Ideen kommen und werden wieder verworfen. Das Wort «Alkohol» auf dem Tischtuch, als Weinfleck dargestellt. So in der Art wie die Johnny-Walker-Werbung. Wir spritzen Farbe auf ein weisses Tischtuch. Das Wort ist jedoch zu komplex, es ist nicht als Fleck darzustellen. Wir suchen also nach einem kurzen Wort. Sick (engl. für krank) scheint zu passen. Das Tuch wird mit Papier getauscht, und mit dem Finger oder Pinsel klecksen wir ein Dutzend Mal, bis «sick» so aussieht wie ein (noch lesbarer) Fleck. So wollen wir das Morbide des Alkoholismus darstellen. Es sind jedoch die Menschen, die noch fehlen. Wenn wir uns Köpfe als Gläser vorstellen, die mehr oder weniger mit Wein gefüllt sind, dann ergibt sich eine weitere Darstellungsmöglichkeit. Die Köpfe holen wir aus Datenbanken im Internet, benutzen sie jedoch nur als Vorlage und pausen sie als Strichzeichnung durch. In Illustrator wird die weinfarbige Füllung appliziert.
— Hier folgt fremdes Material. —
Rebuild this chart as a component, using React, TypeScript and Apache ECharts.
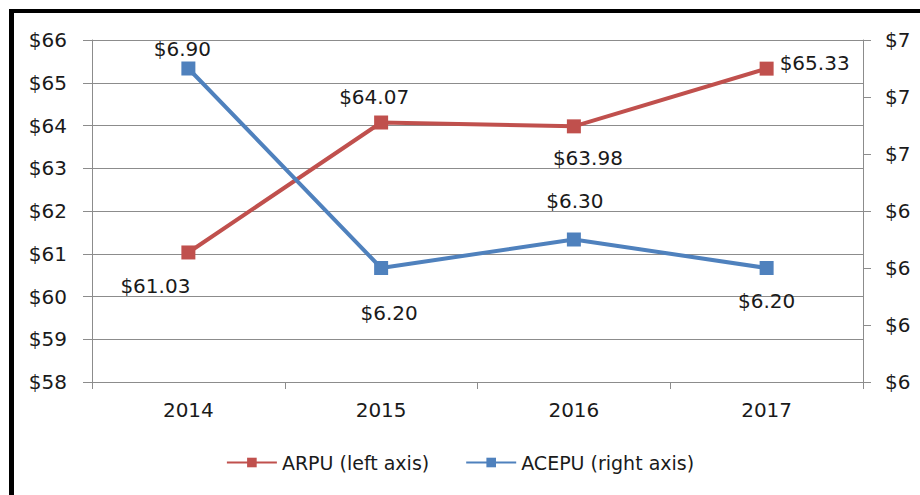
import React, { useEffect, useRef } from "react";
import * as echarts from "echarts";

const categories = ["2014", "2015", "2016", "2017"];
const arpuValues = [61.03, 64.07, 63.98, 65.33];
const acepuValues = [6.9, 6.2, 6.3, 6.2];
const arpuLabelOffsets = [[-33, 34], [-7, -26], [14, 32], [48, -6]];
const acepuLabelOffsets = [[-6, -20], [8, 45], [1, -39], [0, 33]];

const FONT = "DejaVu Sans";
const RED = "#C0504D";
const BLUE = "#4F81BD";
const GRID = "#8C8C8C";
const TEXT = "#1a1a1a";

export default function App() {
  const ref = useRef<HTMLDivElement>(null);
  useEffect(() => {
    if (!ref.current) return;
    const chart = echarts.init(ref.current, null, { renderer: "svg" });
    const mkData = (vals: number[], offs: number[][], dec: number) =>
      vals.map((v, i) => ({
        value: v,
        label: {
          show: true,
          position: "inside",
          offset: offs[i],
          formatter: "$" + v.toFixed(dec),
        },
      }));
    chart.setOption({
      animation: false,
      backgroundColor: "#ffffff",
      textStyle: { fontFamily: FONT },
      grid: { left: 92, right: 57, top: 40, bottom: 113, containLabel: false },
      legend: {
        bottom: 18,
        left: "center",
        itemWidth: 50,
        itemHeight: 12,
        itemGap: 36,
        textStyle: { fontFamily: FONT, fontSize: 19, color: TEXT },
        data: ["ARPU (left axis)", "ACEPU (right axis)"],
      },
      xAxis: {
        type: "category",
        data: categories,
        boundaryGap: true,
        axisLine: { show: true, lineStyle: { color: GRID, width: 1 } },
        axisTick: { show: true, length: 7, lineStyle: { color: GRID } },
        axisLabel: { fontFamily: FONT, fontSize: 20, color: TEXT, margin: 18 },
      },
      yAxis: [
        {
          type: "value",
          min: 58,
          max: 66,
          interval: 1,
          position: "left",
          axisLine: { show: true, lineStyle: { color: GRID, width: 1 } },
          axisTick: { show: true, length: 9, lineStyle: { color: GRID } },
          splitLine: { show: true, lineStyle: { color: GRID, width: 1 } },
          axisLabel: {
            fontFamily: FONT,
            fontSize: 20,
            color: TEXT,
            margin: 25,
            formatter: (v: number) => "$" + v,
          },
        },
        {
          type: "value",
          min: 5.8,
          max: 7.0,
          interval: 0.2,
          position: "right",
          axisLine: { show: true, lineStyle: { color: GRID, width: 1 } },
          axisTick: { show: true, length: 8, lineStyle: { color: GRID } },
          splitLine: { show: false },
          axisLabel: {
            fontFamily: FONT,
            fontSize: 20,
            color: TEXT,
            margin: 22,
            formatter: (v: number) => "$" + Math.round(v),
          },
        },
      ],
      series: [
        {
          name: "ARPU (left axis)",
          type: "line",
          yAxisIndex: 0,
          data: mkData(arpuValues, arpuLabelOffsets, 2),
          symbol: "rect",
          symbolSize: 14,
          lineStyle: { color: RED, width: 4 },
          itemStyle: { color: RED },
          label: { fontFamily: FONT, fontSize: 20, color: TEXT },
          z: 3,
        },
        {
          name: "ACEPU (right axis)",
          type: "line",
          yAxisIndex: 1,
          data: mkData(acepuValues, acepuLabelOffsets, 2),
          symbol: "rect",
          symbolSize: 14,
          lineStyle: { color: BLUE, width: 4 },
          itemStyle: { color: BLUE },
          label: { fontFamily: FONT, fontSize: 20, color: TEXT },
          z: 4,
        },
      ],
    });
    return () => chart.dispose();
  }, []);
  return (
    <div style={{ position: "fixed", left: 0, top: 0, width: 920, height: 495, background: "#fff" }}>
      <div ref={ref} style={{ position: "absolute", left: 0, top: 0, width: 920, height: 495 }} />
      <div
        style={{
          position: "absolute",
          left: 9,
          top: 9,
          width: 1000,
          height: 1000,
          borderLeft: "5px solid #000",
          borderTop: "4px solid #000",
          pointerEvents: "none",
        }}
      />
    </div>
  );
}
Zu Wein assoziiert man auch Kultur, visuell manifestiert sich dies in verführerischer Schreibschrift auf vielen Weinkarten der Gastronomie. Wir suchen also nach dem entsprechenden Ausdruck einer Schrift für den Tagungstitel. Eine beschwingte Schreibschrift ist für den Inhaltstext der Einladungskarte jedoch völlig ungeeignet, da scheint es uns zweckmässiger, die nüchterne Univers zu gebrauchen. Zum Schluss brauchen wir noch ein Element, welches für die Therapie, für die Genesung, für die Sanftheit und die Normalität steht. Dazu zeichnen wir ein Liniensystem, welches nach einer steilen Abwärtsbewegung mit sanftem Schwung nach oben deutet.
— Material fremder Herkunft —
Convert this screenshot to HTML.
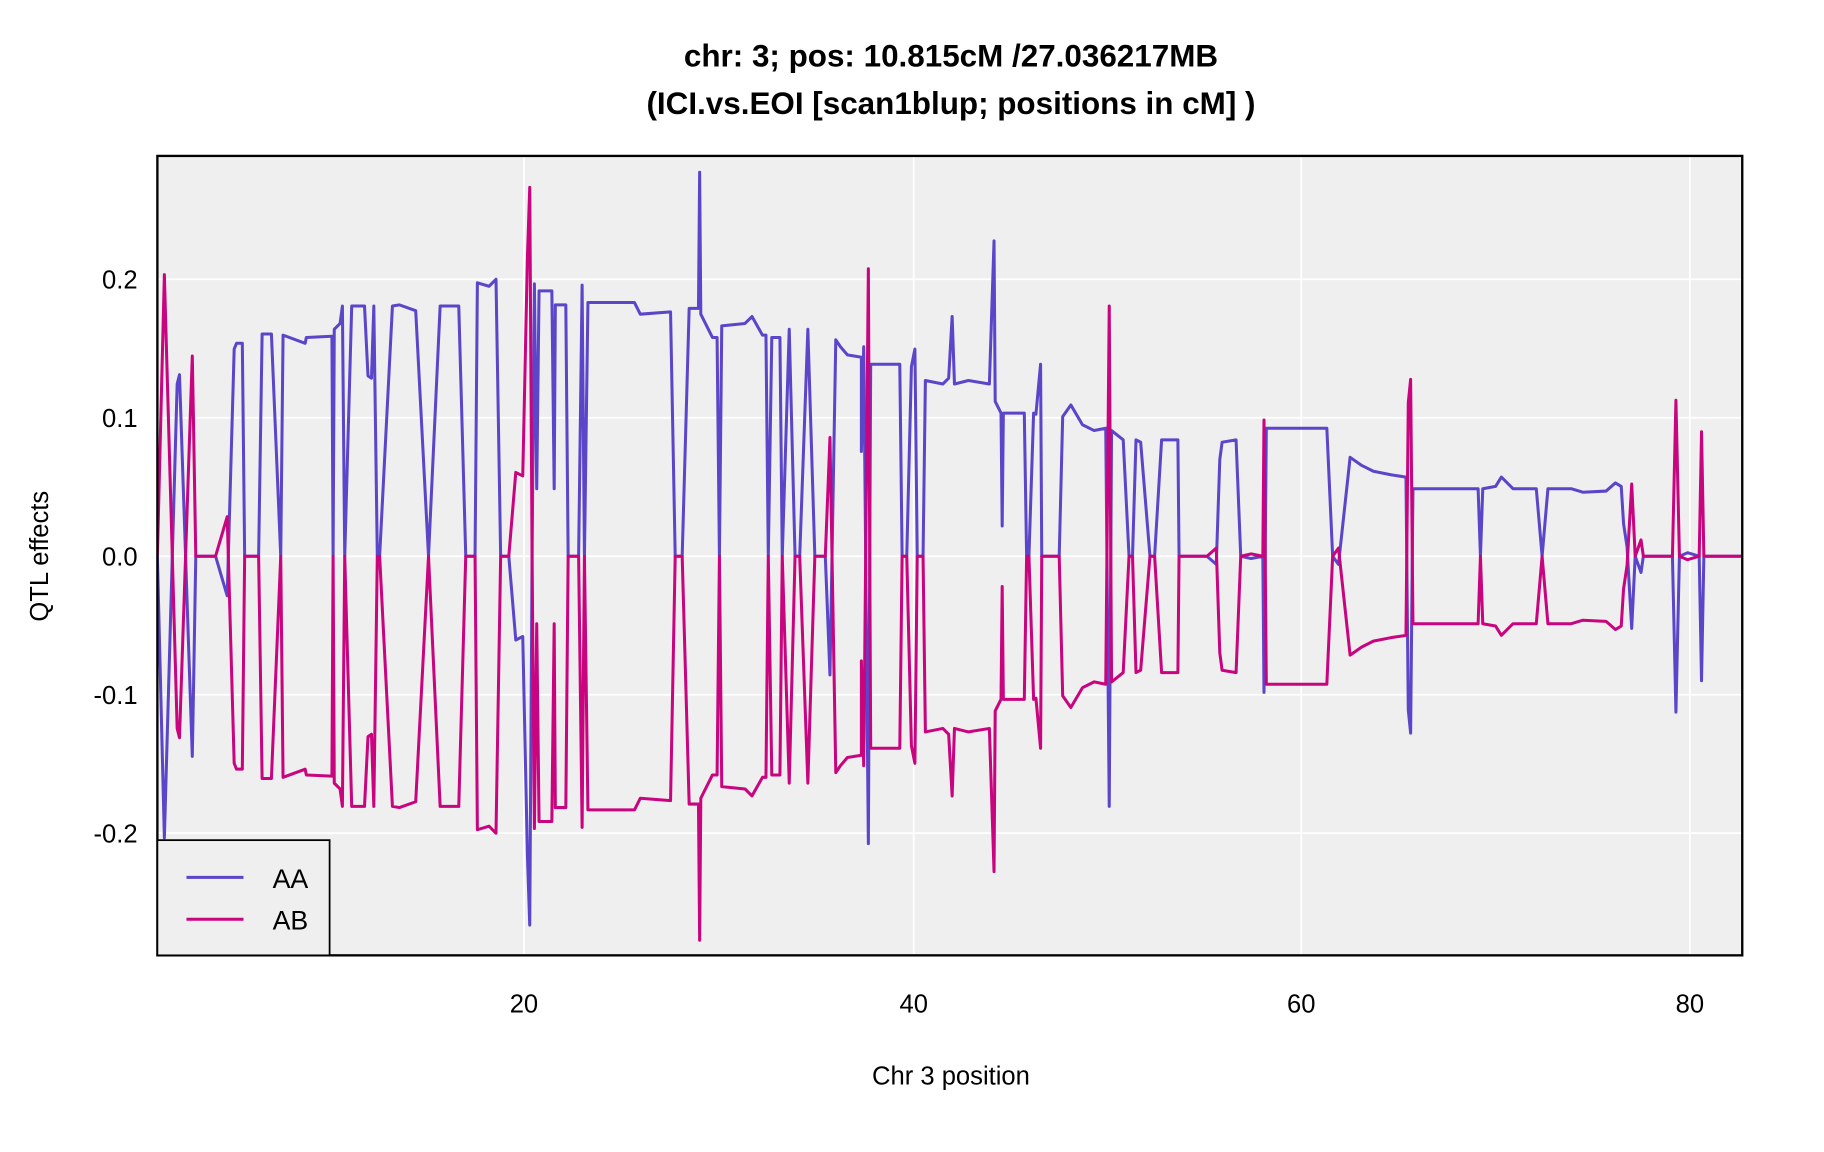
<!DOCTYPE html>
<html><head><meta charset="utf-8"><style>html,body{margin:0;padding:0;background:#fff}svg{display:block}</style></head>
<body>
<svg width="1824" height="1152" viewBox="0 0 1567 990" xmlns="http://www.w3.org/2000/svg" font-family="Liberation Sans, sans-serif">
<defs>
<clipPath id="c"><rect x="135" y="134" width="1362" height="687"/></clipPath>
<path id="aa" d="M135,478 L141,720 152,330 154,322 165,650 166,595 168,478 185,478 195,512 201,300 203,295 208,295 210,478 222,478 225,287 233,287 241,478 243,288 262,295 263,290 285,289 286,478 287,283 292,278 294,263 296,478 302,263 313,263 316,323 319,325 321,263 324,478 326,478 337,263 343,262 357,267 368,478 378,263 394,263 400,478 408,478 410,243 420,246 426,240 430,478 437,478 443,550 449,547 453,735 455,795 457,480 459,244 461,420 463,250 474,250 476,420 477,262 486,262 488,478 497,478 500,245 502,478 505,260 545,260 550,270 576,268 580,478 586,478 592,265 600,265 601,148 602,270 612,290 616,290 618,478 620,280 640,278 646,272 655,288 658,288 660,478 663,290 670,290 672,478 678,283 683,478 687,478 694,283 700,478 709,478 713,580 718,292 722,298 728,305 740,307 740,388 742,298 746,725 748,313 773,313 775,478 779,478 783,315 786,300 788,478 793,478 795,327 810,330 815,325 818,272 820,330 832,327 850,330 854,207 855,345 860,355 861,452 862,355 880,355 882,478 884,478 888,355 890,356 894,313 895,478 910,478 913,358 920,348 930,365 940,370 950,368 953,693 955,370 965,378 970,478 973,478 976,378 980,380 988,478 992,478 998,378 1012,378 1013,478 1037,478 1045,485 1048,395 1050,380 1062,378 1066,478 1075,480 1085,478 1086,595 1088,368 1140,368 1145,478 1150,485 1160,393 1170,400 1180,405 1195,408 1208,410 1210,610 1212,630 1214,420 1270,420 1272,478 1274,420 1285,418 1290,410 1300,420 1320,420 1325,478 1330,420 1350,420 1360,423 1380,422 1388,415 1393,418 1395,450 1398,470 1402,540 1405,478 1410,492 1412,478 1437,478 1440,612 1443,478 1450,475 1460,478 1462,585 1464,478 1497,478"/>
</defs>
<rect x="0" y="0" width="1567" height="990" fill="#fff"/>
<text x="817" y="57" text-anchor="middle" font-size="27" font-weight="bold">chr: 3; pos: 10.815cM /27.036217MB</text>
<text x="817" y="98" text-anchor="middle" font-size="27" font-weight="bold">(ICI.vs.EOI [scan1blup; positions in cM] )</text>
<rect x="135" y="134" width="1362" height="687" fill="#efefef"/>
<g stroke="#fff" stroke-width="1.5">
<line x1="135" y1="240" x2="1497" y2="240"/><line x1="135" y1="359" x2="1497" y2="359"/><line x1="135" y1="478" x2="1497" y2="478"/><line x1="135" y1="597" x2="1497" y2="597"/><line x1="135" y1="716" x2="1497" y2="716"/>
<line x1="450" y1="134" x2="450" y2="821"/><line x1="785" y1="134" x2="785" y2="821"/><line x1="1118" y1="134" x2="1118" y2="821"/><line x1="1452" y1="134" x2="1452" y2="821"/>
</g>
<g clip-path="url(#c)" fill="none" stroke-width="2.6" stroke-linejoin="round">
<g stroke="#5b45c9"><use href="#aa"/></g>
<g stroke="#c8057f"><use href="#aa" transform="translate(0,956) scale(1,-1)"/></g>
</g>
<rect x="135" y="134" width="1362" height="687" fill="none" stroke="#000" stroke-width="2"/>
<rect x="135" y="722" width="148" height="99" fill="#efefef" stroke="#000" stroke-width="1.5"/>
<line x1="160" y1="754" x2="209" y2="754" stroke="#5b45c9" stroke-width="2.6"/>
<line x1="160" y1="790" x2="209" y2="790" stroke="#c8057f" stroke-width="2.6"/>
<text x="234" y="763" font-size="23">AA</text>
<text x="234" y="799" font-size="23">AB</text>
<g font-size="22" text-anchor="end">
<text x="118" y="248">0.2</text><text x="118" y="367">0.1</text><text x="118" y="486">0.0</text><text x="118" y="605">-0.1</text><text x="118" y="724">-0.2</text>
</g>
<g font-size="22" text-anchor="middle">
<text x="450" y="870">20</text><text x="785" y="870">40</text><text x="1118" y="870">60</text><text x="1452" y="870">80</text>
<text x="817" y="932">Chr 3 position</text>
</g>
<text x="0" y="0" font-size="22" text-anchor="middle" transform="translate(41,478) rotate(-90)">QTL effects</text>
</svg>
</body></html>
Hintergrund und Köpfe kombinieren wir in Photoshop im Massstab 1:1 für die äusseren und inneren Doppelseiten. Die beiden Montagen werden als Tif-Bilder in InDesign platziert und mit dem Manuskripttext und den übrigen Elementen wie Logos und Unterschriften ergänzt.

Typografische Details

Die Linotype Univers 330 Light, 8 Punkt, Zeilenabstand 10 Punkt, dient als Grundschrift. Die Auszeichnungen wie Referenten oder Referate sind aus der Linotype Univers 530 Medium gesetzt, in der gleichen Grösse. Die Untertitel sind 10 Punkt gross, in der breiten Form, Linotype Univers 540 Extended Medium. Insgesamt sind 2 Grössen in 2 Schriftstärken und 2 Schriftbreiten kombiniert, was vollends genügt.
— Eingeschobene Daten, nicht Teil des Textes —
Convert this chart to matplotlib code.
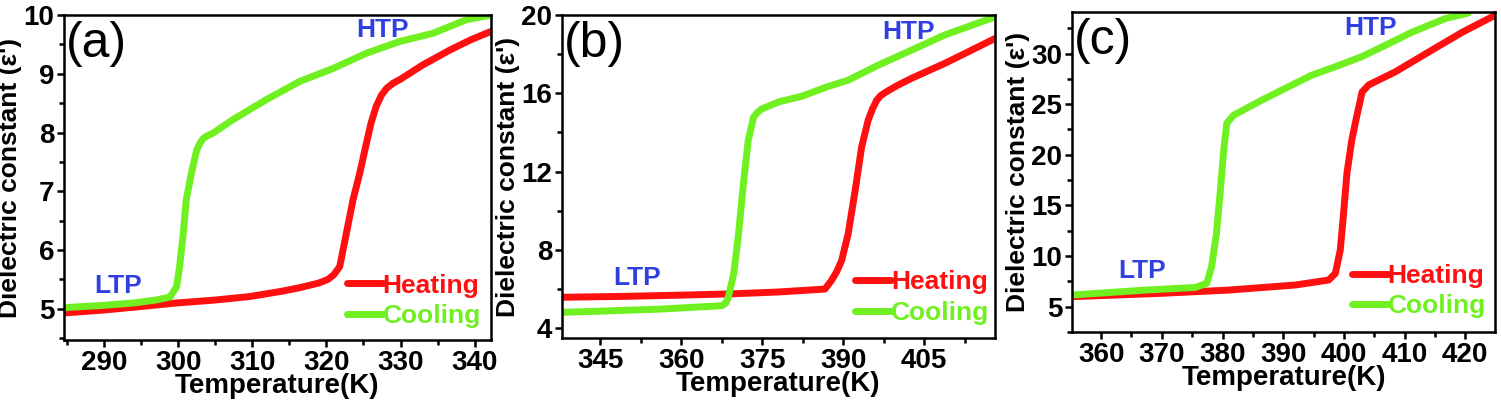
import matplotlib
matplotlib.use('Agg')
import matplotlib.pyplot as plt
from matplotlib.ticker import MultipleLocator, AutoMinorLocator

plt.rcParams['font.family'] = ['Liberation Sans', 'DejaVu Sans']
plt.rcParams['font.weight'] = 'bold'

RED = '#ff1010'
GREEN = '#70f020'
BLUE = '#3040e0'

# panel (a)
a_heat_T = [284.6, 290, 295, 299.8, 305, 309.7, 314, 316.4, 319, 320.2, 321.0, 321.8, 322.7,
            323.6, 324.5, 325.4, 326.0, 326.7, 327.4, 328.1, 329.0, 329.9, 333.0, 336.6, 339.5, 342.2]
a_heat_e = [4.93, 4.98, 5.04, 5.1, 5.15, 5.21, 5.3, 5.36, 5.44, 5.5, 5.58, 5.72, 6.29,
            6.86, 7.31, 7.82, 8.15, 8.44, 8.63, 8.75, 8.84, 8.9, 9.15, 9.4, 9.58, 9.72]
a_cool_T = [284.6, 290, 294, 297, 298.9, 299.8, 300.2, 300.7, 301.1, 301.8, 302.5, 303.0, 303.4,
            304.0, 304.7, 307.4, 311.9, 316.4, 320.9, 325.4, 329.9, 334.4, 338.9, 342.2]
a_cool_e = [5.02, 5.06, 5.1, 5.15, 5.2, 5.38, 5.72, 6.29, 6.86, 7.31, 7.7, 7.83, 7.9,
            7.95, 7.99, 8.22, 8.56, 8.87, 9.09, 9.35, 9.55, 9.69, 9.92, 10.0]

# panel (b)
b_heat_T = [337.9, 350, 360, 368.7, 378, 386.6, 387.8, 388.8, 389.7, 390.9, 392.2, 393.4, 394.6,
            395.4, 396.2, 397.0, 398.0, 400.0, 402.6, 408.8, 413, 418.1]
b_heat_e = [5.58, 5.63, 5.69, 5.75, 5.85, 6.0, 6.43, 6.9, 7.46, 8.82, 11.04, 13.26, 14.62,
            15.2, 15.65, 15.9, 16.08, 16.4, 16.76, 17.53, 18.1, 18.8]
b_cool_T = [337.9, 346, 356.4, 367.5, 368.3, 368.7, 369.7, 370.6, 371.5, 372.4, 373.4, 374.2,
            374.9, 378.0, 382.3, 387.2, 390.9, 396.5, 402.6, 408.8, 418.1]
b_cool_e = [4.81, 4.88, 4.98, 5.15, 5.3, 5.58, 6.77, 8.82, 11.38, 13.6, 14.8, 15.05,
            15.2, 15.56, 15.85, 16.35, 16.67, 17.44, 18.2, 18.98, 19.9]

# panel (c)
c_heat_T = [355.2, 370, 381, 392, 397.5, 398.6, 399.4, 399.9, 400.5, 401.3, 402.1, 403.0,
            404.1, 408.5, 414.0, 419.5, 425.0]
c_heat_e = [5.99, 6.32, 6.64, 7.14, 7.63, 8.29, 10.59, 13.88, 18.16, 21.45, 23.75, 26.2,
            26.9, 28.2, 30.16, 32.1, 33.8]
c_cool_T = [355.2, 367.3, 375.5, 377.4, 378.2, 379.0, 379.6, 380.2, 380.7, 381.8, 386.5, 390.3,
            394.7, 398.6, 403.0, 406.3, 411.2, 416.7, 420.5]
c_cool_e = [6.15, 6.64, 6.9, 7.3, 8.95, 12.24, 16.18, 20.46, 23.1, 23.9, 25.4, 26.55,
            27.86, 28.7, 29.7, 30.66, 32.1, 33.45, 34.0]

panels = [
    dict(tag='(a)', rect=[0.0426, 0.150, 0.2845, 0.8125], xlim=(284.6, 342.2), ylim=(4.47, 10),
         xmaj=10, ymaj=1, heat=(a_heat_T, a_heat_e), cool=(a_cool_T, a_cool_e),
         htp=(0.745, 0.954), ltp=(0.127, 0.166), leg=(0.663, 0.12)),
    dict(tag='(b)', rect=[0.3744, 0.155, 0.2885, 0.8075], xlim=(337.9, 418.1), ylim=(3.5, 20),
         xmaj=15, ymaj=4, heat=(b_heat_T, b_heat_e), cool=(b_cool_T, b_cool_e),
         htp=(0.80, 0.947), ltp=(0.173, 0.186), leg=(0.677, 0.125)),
    dict(tag='(c)', rect=[0.7142, 0.170, 0.2818, 0.800], xlim=(355.2, 424.9), ylim=(2.5, 34.1),
         xmaj=10, ymaj=5, heat=(c_heat_T, c_heat_e), cool=(c_cool_T, c_cool_e),
         htp=(0.705, 0.95), ltp=(0.165, 0.19), leg=(0.662, 0.128)),
]

fig = plt.figure(figsize=(15.01, 4.0), dpi=100)

for p in panels:
    ax = fig.add_axes(p['rect'])
    ax.plot(*p['heat'], color=RED, lw=5, label='Heating', solid_capstyle='round')
    ax.plot(*p['cool'], color=GREEN, lw=5, label='Cooling', solid_capstyle='round')
    ax.set_xlim(p['xlim'])
    ax.set_ylim(p['ylim'])
    ax.xaxis.set_major_locator(MultipleLocator(p['xmaj']))
    ax.yaxis.set_major_locator(MultipleLocator(p['ymaj']))
    ax.xaxis.set_minor_locator(AutoMinorLocator(2))
    ax.yaxis.set_minor_locator(AutoMinorLocator(2))
    ax.tick_params(which='major', direction='out', length=5, width=1.8, labelsize=20, pad=2)
    ax.tick_params(which='minor', direction='out', length=3.5, width=1.8)
    for s in ax.spines.values():
        s.set_linewidth(1.8)
    ax.set_xlabel('Temperature(K)', fontsize=20, fontweight='bold', labelpad=-2)
    ax.set_ylabel("Dielectric constant (\u03b5')", fontsize=19, fontweight='bold', labelpad=1)
    ax.text(0.005, 0.91, p['tag'], transform=ax.transAxes, fontsize=36, fontweight='normal',
            ha='left', va='center')
    ax.text(*p['htp'], 'HTP', transform=ax.transAxes, fontsize=19, color=BLUE,
            ha='center', va='center')
    ax.text(*p['ltp'], 'LTP', transform=ax.transAxes, fontsize=19, color=BLUE,
            ha='center', va='center')
    leg = ax.legend(loc='center left', bbox_to_anchor=p['leg'], frameon=False, fontsize=19,
                    handlelength=1.35, handletextpad=0.0, labelspacing=0.25, borderpad=0,
                    borderaxespad=0)
    for t, c in zip(leg.get_texts(), (RED, GREEN)):
        t.set_color(c)

fig.savefig('out.png', dpi=100)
Die Farben sind in weinroten Tönen gehalten, die auf einem beigen Hintergrund liegen. Obwohl man vierfarbig druckt, ist die Wirkung nicht bunt. Blaue Akzente setzen die Logos des Veranstalters und der Sponsoren.

Die Wirkung

Beabsichtigt ist eine morbide Kraft, die von der Titelseite hervorgeht. Gewalt, Schmutz, gar Ekel werden kommuniziert. Nichts wird beschönigt, man erschrickt fast im ersten Moment. Die unterschiedlich gefüllten und abstrahierten Köpfe deuten auf ein Gesellschaftsproblem aller Schichten. Auf den Innenseiten der Einladung verliert sich die Gewalt, der Fleck «sick» ist flüchtiger Zeuge, am Folgetag des Gelages entdeckt. Der Kopf der Frau ist reinweiss, «sick» scheint sich wie in Gedanken aufzulösen. Die rechte Seite mit dem Programm reizt schon fast mit der Lieblichkeit einer Weinkarte, die erneut ins Verderben zieht.

Kann man so etwas selber?

Der ambitionierte Kunde stellt sich jetzt die Frage, ob er eine solche Art Einladungskarte aus Gründen der Kosten- oder Zeitersparnis selber auf die Reihe kriegt. Ganz klar nein. Die Idee kommt nicht einfach so, die Werkzeuge und das Können in der Realisation fehlen in der Regel. Oft ist die Einladungskarte der einzige Anstoss, auf einen Event aufmerksam zu machen. Und wer möchte diese einzige Chance leichtfertig mit Arial 12 Punkt und Mittelachse vergeben? Wer visuelle Wirkung erzielen will, der wählt besser den Gang zum Profi. Im Grunde ist es so wie bei der Alkoholabhängigkeit. Die Erkrankten sind auch auf die Hilfe von Fachleuten angewiesen, die Selbstheilung ist unwahrscheinlich.